**Request:** Omit every picture and return the rest of the data unaltered.

── Available data

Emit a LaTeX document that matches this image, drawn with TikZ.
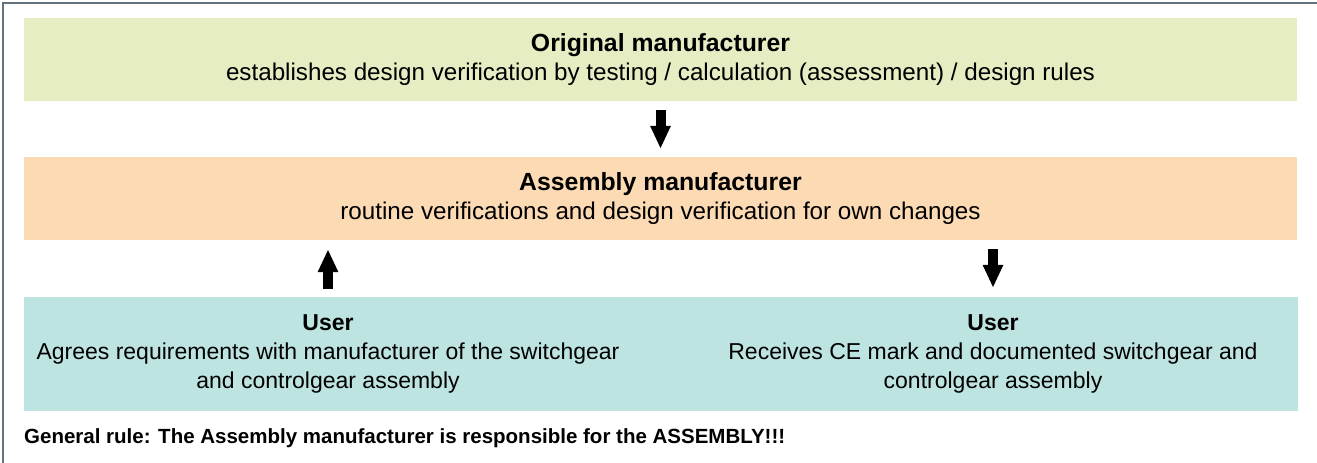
\documentclass[tikz,border=0pt]{standalone}
\usepackage{fontspec}
\setmainfont{Liberation Sans}
\usetikzlibrary{arrows.meta}
\definecolor{boxgreen}{RGB}{230,237,194}
\definecolor{boxorange}{RGB}{252,218,180}
\definecolor{boxteal}{RGB}{189,228,225}
\definecolor{framegray}{RGB}{100,114,126}
\tikzset{
  box/.style={draw=none, inner sep=0pt, minimum width=1273pt, align=center,
    font=\fontsize{24.2}{28.5}\selectfont},
  txt/.style={inner sep=0pt, align=center, font=\fontsize{23}{29}\selectfont},
  bigarrow/.style={line width=10pt, -{Triangle[width=19pt,length=23pt]}},
}
\begin{document}
\begin{tikzpicture}[x=1pt,y=-1pt]
\useasboundingbox (0,0) rectangle (1317,463);
\draw[framegray, line width=1.6pt] (3,463) -- (3,3) -- (1317,3);
\node[box, fill=boxgreen, minimum height=83pt] (orig) at (660.5,59.5)
  {{\fontsize{24.8}{28.5}\selectfont\textbf{Original manufacturer}}\\establishes design verification by testing / calculation (assessment) / design rules};
\node[box, fill=boxorange, minimum height=83pt] (asm) at (660.5,198.5)
  {{\fontsize{24.8}{28.5}\selectfont\textbf{Assembly manufacturer}}\\routine verifications and design verification for own changes};
\node[box, fill=boxteal, minimum height=114pt, minimum width=1274pt] (userbox) at (661,354) {};
\node[txt] (userL) at (328,354)
  {\textbf{User}\\Agrees requirements with manufacturer of the switchgear\\and controlgear assembly};
\node[txt] (userR) at (993,354)
  {\textbf{User}\\Receives CE mark and documented switchgear and\\controlgear assembly};
\node[txt, anchor=west, font=\fontsize{20.5}{24}\selectfont] (rule) at (24,438)
  {\textbf{General rule: The Assembly manufacturer is responsible for the ASSEMBLY!!!}};
\draw[bigarrow, shorten <=9pt, shorten >=8pt] (orig.south) -- (asm.north);
\draw[bigarrow, shorten <=8pt, shorten >=9pt] (userbox.north -| userL) -- (asm.south -| userL);
\draw[bigarrow, shorten <=9pt, shorten >=9pt] (asm.south -| userR) -- (userbox.north -| userR);
\end{tikzpicture}
\end{document}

────

**Answer below:**
Emit a LaTeX document that matches this image, drawn with TikZ.
\documentclass[tikz,border=0pt]{standalone}
\usepackage{fontspec}
\setmainfont{Liberation Sans}
\usetikzlibrary{arrows.meta}
\definecolor{boxgreen}{RGB}{230,237,194}
\definecolor{boxorange}{RGB}{252,218,180}
\definecolor{boxteal}{RGB}{189,228,225}
\definecolor{framegray}{RGB}{100,114,126}
\tikzset{
  box/.style={draw=none, inner sep=0pt, minimum width=1273pt, align=center,
    font=\fontsize{24.2}{28.5}\selectfont},
  txt/.style={inner sep=0pt, align=center, font=\fontsize{23}{29}\selectfont},
  bigarrow/.style={line width=10pt, -{Triangle[width=19pt,length=23pt]}},
}
\begin{document}
\begin{tikzpicture}[x=1pt,y=-1pt]
\useasboundingbox (0,0) rectangle (1317,463);
\draw[framegray, line width=1.6pt] (3,463) -- (3,3) -- (1317,3);
\node[box, fill=boxgreen, minimum height=83pt] (orig) at (660.5,59.5)
  {{\fontsize{24.8}{28.5}\selectfont\textbf{Original manufacturer}}\\establishes design verification by testing / calculation (assessment) / design rules};
\node[box, fill=boxorange, minimum height=83pt] (asm) at (660.5,198.5)
  {{\fontsize{24.8}{28.5}\selectfont\textbf{Assembly manufacturer}}\\routine verifications and design verification for own changes};
\node[box, fill=boxteal, minimum height=114pt, minimum width=1274pt] (userbox) at (661,354) {};
\node[txt] (userL) at (328,354)
  {\textbf{User}\\Agrees requirements with manufacturer of the switchgear\\and controlgear assembly};
\node[txt] (userR) at (993,354)
  {\textbf{User}\\Receives CE mark and documented switchgear and\\controlgear assembly};
\node[txt, anchor=west, font=\fontsize{20.5}{24}\selectfont] (rule) at (24,438)
  {\textbf{General rule: The Assembly manufacturer is responsible for the ASSEMBLY!!!}};
\draw[bigarrow, shorten <=9pt, shorten >=8pt] (orig.south) -- (asm.north);
\draw[bigarrow, shorten <=8pt, shorten >=9pt] (userbox.north -| userL) -- (asm.south -| userL);
\draw[bigarrow, shorten <=9pt, shorten >=9pt] (asm.south -| userR) -- (userbox.north -| userR);
\end{tikzpicture}
\end{document}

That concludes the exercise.